Task data:
— begin —
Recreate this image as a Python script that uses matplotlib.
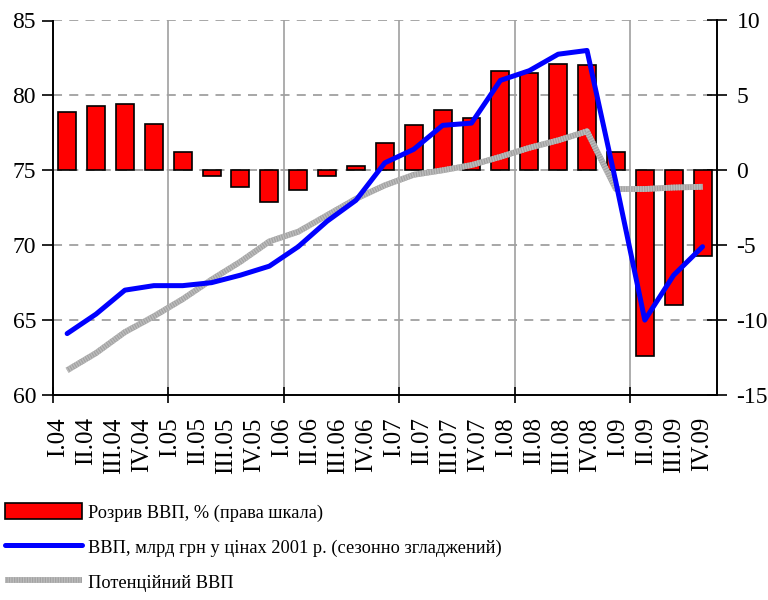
— end —
— begin —
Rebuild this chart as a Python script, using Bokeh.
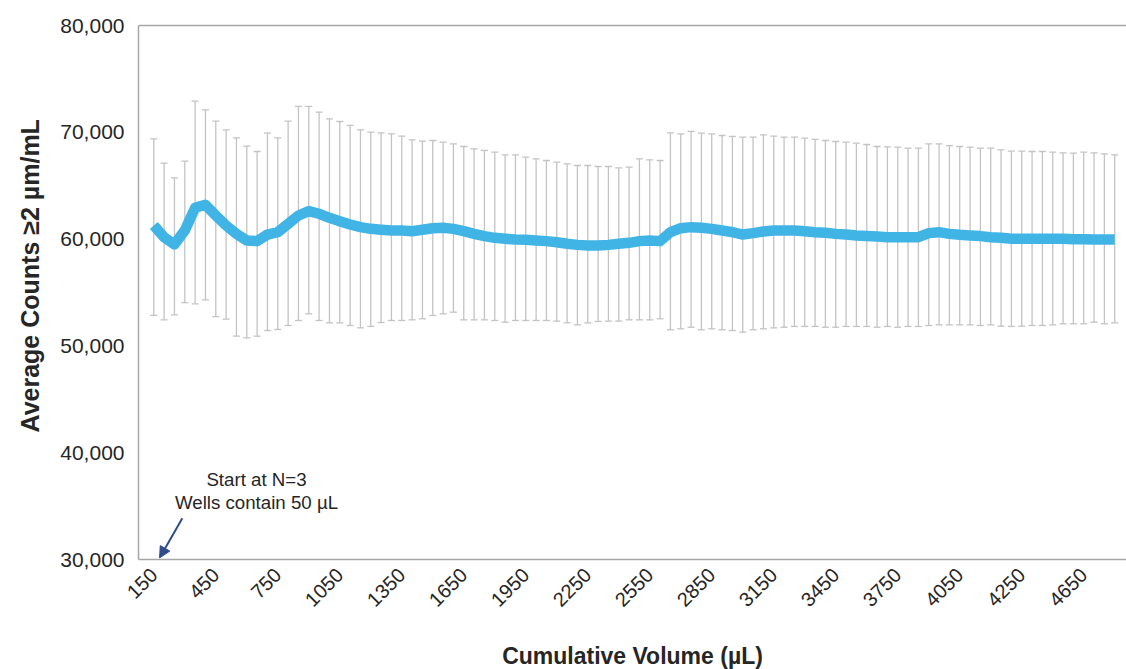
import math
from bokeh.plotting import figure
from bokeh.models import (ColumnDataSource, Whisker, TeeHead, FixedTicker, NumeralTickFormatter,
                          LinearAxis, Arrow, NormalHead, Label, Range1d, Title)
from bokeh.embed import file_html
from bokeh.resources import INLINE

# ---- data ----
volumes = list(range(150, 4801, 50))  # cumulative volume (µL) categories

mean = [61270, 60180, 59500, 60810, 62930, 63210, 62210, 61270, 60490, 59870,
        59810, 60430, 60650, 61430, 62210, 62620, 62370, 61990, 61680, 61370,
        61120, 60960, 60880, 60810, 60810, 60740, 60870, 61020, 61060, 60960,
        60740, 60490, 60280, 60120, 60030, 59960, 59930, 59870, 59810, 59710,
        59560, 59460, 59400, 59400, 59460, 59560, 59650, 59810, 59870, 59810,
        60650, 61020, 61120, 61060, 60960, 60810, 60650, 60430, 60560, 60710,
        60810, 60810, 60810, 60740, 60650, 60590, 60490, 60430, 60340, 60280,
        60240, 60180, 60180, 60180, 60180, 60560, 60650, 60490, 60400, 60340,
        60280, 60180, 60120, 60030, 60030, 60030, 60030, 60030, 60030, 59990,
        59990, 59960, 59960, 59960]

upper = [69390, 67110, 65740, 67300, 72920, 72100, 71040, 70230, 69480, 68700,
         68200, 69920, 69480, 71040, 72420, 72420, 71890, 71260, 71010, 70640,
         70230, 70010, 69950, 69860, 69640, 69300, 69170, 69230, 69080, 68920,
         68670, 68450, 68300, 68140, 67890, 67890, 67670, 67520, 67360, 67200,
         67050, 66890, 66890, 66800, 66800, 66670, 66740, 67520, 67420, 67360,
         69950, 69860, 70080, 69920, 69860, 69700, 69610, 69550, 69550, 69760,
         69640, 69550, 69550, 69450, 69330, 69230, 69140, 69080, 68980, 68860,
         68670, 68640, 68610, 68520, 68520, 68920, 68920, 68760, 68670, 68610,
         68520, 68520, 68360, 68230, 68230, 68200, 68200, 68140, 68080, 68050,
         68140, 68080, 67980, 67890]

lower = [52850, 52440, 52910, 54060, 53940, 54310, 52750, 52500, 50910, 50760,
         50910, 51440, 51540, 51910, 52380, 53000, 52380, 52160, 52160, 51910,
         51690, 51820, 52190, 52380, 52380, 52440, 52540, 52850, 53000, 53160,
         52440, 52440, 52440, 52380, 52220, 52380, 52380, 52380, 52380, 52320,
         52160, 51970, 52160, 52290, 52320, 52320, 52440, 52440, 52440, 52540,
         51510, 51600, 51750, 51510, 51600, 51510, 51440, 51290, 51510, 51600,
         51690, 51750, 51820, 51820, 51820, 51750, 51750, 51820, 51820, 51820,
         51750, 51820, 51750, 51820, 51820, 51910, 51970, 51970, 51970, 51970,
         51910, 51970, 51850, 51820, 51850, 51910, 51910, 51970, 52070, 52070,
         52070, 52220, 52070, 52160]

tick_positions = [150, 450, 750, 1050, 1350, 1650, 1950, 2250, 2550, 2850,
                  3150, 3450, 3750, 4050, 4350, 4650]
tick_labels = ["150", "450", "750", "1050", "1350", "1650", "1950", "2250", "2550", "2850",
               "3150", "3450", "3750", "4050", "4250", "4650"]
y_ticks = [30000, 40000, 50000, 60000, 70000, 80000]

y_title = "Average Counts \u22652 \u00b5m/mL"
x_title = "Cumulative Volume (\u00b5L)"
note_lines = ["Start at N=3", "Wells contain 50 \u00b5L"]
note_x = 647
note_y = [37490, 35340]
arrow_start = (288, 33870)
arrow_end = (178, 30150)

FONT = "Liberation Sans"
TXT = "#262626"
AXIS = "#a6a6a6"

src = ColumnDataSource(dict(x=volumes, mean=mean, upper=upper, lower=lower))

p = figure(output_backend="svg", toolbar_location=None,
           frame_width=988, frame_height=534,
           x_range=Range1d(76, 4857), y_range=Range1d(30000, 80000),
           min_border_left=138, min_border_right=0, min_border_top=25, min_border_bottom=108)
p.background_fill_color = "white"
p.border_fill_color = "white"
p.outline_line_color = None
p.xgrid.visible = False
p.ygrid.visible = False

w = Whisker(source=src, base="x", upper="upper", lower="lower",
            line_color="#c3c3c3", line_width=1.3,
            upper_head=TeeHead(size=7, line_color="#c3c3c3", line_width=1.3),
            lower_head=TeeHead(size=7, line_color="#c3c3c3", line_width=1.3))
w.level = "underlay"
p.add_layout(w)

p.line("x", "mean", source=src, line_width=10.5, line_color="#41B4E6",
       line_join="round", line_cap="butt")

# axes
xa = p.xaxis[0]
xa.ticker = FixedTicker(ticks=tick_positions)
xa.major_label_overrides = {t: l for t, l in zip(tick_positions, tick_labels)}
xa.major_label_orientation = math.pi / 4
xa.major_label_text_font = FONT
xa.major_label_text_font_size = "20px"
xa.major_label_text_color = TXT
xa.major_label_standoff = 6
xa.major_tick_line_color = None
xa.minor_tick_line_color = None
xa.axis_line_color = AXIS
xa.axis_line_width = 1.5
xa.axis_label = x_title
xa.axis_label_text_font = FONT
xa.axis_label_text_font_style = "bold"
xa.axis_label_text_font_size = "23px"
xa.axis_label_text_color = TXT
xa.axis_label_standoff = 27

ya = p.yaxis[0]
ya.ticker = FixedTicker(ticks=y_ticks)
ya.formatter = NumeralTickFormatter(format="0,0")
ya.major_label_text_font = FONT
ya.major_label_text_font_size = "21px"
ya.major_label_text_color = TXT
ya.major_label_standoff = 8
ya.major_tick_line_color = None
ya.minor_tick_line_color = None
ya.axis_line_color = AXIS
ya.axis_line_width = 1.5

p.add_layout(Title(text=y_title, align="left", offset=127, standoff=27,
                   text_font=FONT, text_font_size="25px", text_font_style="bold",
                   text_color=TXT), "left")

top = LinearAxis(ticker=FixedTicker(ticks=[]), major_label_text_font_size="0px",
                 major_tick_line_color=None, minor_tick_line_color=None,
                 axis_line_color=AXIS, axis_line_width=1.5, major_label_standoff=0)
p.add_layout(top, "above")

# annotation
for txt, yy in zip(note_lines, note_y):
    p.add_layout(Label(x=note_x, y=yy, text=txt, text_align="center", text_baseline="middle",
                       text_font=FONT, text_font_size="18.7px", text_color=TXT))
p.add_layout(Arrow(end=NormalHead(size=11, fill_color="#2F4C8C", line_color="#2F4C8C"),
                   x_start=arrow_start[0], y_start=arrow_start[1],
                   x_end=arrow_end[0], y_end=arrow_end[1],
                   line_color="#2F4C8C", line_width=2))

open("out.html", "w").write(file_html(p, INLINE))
— end —
— begin —
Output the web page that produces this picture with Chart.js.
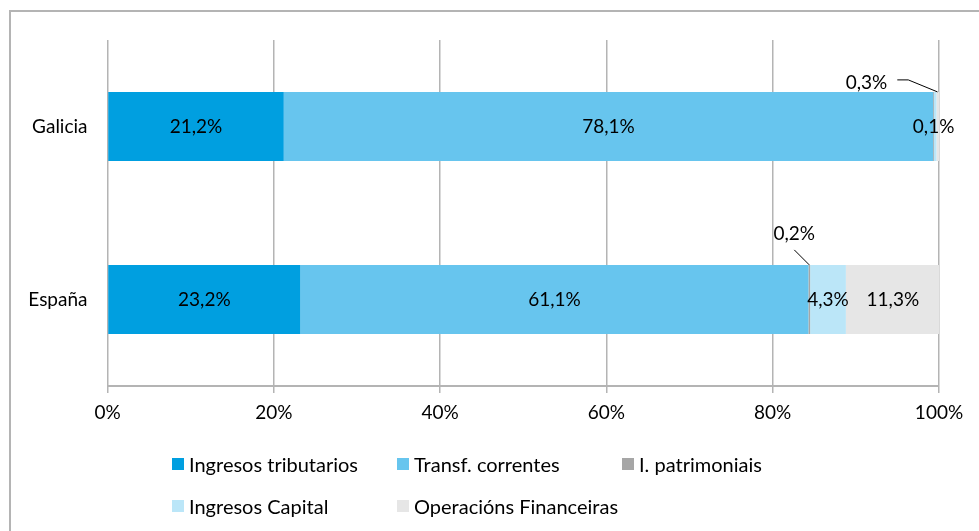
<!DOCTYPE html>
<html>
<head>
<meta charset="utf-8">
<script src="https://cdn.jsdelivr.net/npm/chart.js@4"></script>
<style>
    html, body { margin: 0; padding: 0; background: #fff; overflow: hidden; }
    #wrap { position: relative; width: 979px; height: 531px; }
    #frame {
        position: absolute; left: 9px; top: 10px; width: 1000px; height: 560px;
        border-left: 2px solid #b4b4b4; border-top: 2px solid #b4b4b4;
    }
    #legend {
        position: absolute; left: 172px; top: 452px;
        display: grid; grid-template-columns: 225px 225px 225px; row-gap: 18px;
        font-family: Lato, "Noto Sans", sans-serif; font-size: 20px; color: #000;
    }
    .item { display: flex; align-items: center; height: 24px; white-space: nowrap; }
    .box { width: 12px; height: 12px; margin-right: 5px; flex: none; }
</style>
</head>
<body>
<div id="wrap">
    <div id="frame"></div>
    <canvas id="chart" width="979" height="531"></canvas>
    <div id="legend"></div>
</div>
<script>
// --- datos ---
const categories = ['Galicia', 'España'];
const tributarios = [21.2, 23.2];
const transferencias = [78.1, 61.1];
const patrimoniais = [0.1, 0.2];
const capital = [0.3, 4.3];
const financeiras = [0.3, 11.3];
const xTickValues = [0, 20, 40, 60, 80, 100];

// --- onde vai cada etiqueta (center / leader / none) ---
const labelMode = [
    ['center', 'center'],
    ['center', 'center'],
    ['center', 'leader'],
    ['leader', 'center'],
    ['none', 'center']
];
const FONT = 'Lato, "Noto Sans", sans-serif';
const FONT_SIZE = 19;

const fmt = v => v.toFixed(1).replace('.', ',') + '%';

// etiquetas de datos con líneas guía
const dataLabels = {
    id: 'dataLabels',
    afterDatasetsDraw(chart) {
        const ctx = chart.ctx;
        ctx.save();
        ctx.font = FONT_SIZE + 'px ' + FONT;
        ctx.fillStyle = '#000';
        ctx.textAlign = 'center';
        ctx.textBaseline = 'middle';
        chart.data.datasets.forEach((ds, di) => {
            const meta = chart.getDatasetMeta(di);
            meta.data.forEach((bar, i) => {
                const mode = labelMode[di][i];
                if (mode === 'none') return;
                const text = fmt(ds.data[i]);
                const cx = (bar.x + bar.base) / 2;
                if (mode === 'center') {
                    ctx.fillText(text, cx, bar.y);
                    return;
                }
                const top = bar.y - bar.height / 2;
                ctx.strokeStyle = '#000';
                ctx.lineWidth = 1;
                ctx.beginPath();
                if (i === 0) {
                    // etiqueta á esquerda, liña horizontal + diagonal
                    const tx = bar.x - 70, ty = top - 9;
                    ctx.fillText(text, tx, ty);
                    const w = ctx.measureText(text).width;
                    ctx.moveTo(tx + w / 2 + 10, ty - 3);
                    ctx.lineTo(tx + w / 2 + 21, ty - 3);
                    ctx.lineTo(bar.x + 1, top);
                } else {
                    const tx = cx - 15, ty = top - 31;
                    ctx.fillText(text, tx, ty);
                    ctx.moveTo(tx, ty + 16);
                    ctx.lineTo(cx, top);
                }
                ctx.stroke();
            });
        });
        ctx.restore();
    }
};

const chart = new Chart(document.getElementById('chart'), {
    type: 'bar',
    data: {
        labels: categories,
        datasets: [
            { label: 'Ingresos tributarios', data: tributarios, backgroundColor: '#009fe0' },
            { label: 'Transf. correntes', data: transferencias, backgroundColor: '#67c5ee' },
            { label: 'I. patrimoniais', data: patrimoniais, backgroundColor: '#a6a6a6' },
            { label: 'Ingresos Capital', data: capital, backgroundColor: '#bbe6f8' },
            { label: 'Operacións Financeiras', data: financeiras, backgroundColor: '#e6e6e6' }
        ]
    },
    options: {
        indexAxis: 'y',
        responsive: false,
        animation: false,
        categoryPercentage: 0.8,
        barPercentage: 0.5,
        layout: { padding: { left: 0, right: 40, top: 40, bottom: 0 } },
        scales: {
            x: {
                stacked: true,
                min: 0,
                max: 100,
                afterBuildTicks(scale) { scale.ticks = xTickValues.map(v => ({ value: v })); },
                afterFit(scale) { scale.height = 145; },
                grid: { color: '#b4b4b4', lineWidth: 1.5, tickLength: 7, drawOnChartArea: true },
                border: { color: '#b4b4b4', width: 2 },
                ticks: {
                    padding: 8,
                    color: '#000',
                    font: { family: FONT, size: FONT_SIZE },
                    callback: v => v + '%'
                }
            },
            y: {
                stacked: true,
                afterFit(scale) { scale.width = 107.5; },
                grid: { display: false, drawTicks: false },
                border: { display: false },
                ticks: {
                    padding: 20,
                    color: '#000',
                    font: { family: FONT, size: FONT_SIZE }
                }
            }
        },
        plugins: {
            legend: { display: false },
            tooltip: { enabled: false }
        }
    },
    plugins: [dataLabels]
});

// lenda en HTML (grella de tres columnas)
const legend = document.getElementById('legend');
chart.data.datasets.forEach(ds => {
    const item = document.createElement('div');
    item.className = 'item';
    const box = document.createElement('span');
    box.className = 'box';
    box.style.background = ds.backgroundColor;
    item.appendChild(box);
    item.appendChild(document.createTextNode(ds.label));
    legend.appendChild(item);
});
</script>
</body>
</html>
— end —
Directive: Extract the stretch of lines that begins at the line with "Rebuild this chart" and ends at the line with "volumes = list(range(150, 4801, 50))", inclusive. Omit every picture.

Task response:
Rebuild this chart as a Python script, using Bokeh.
import math
from bokeh.plotting import figure
from bokeh.models import (ColumnDataSource, Whisker, TeeHead, FixedTicker, NumeralTickFormatter,
                          LinearAxis, Arrow, NormalHead, Label, Range1d, Title)
from bokeh.embed import file_html
from bokeh.resources import INLINE

# ---- data ----
volumes = list(range(150, 4801, 50))  # cumulative volume (µL) categories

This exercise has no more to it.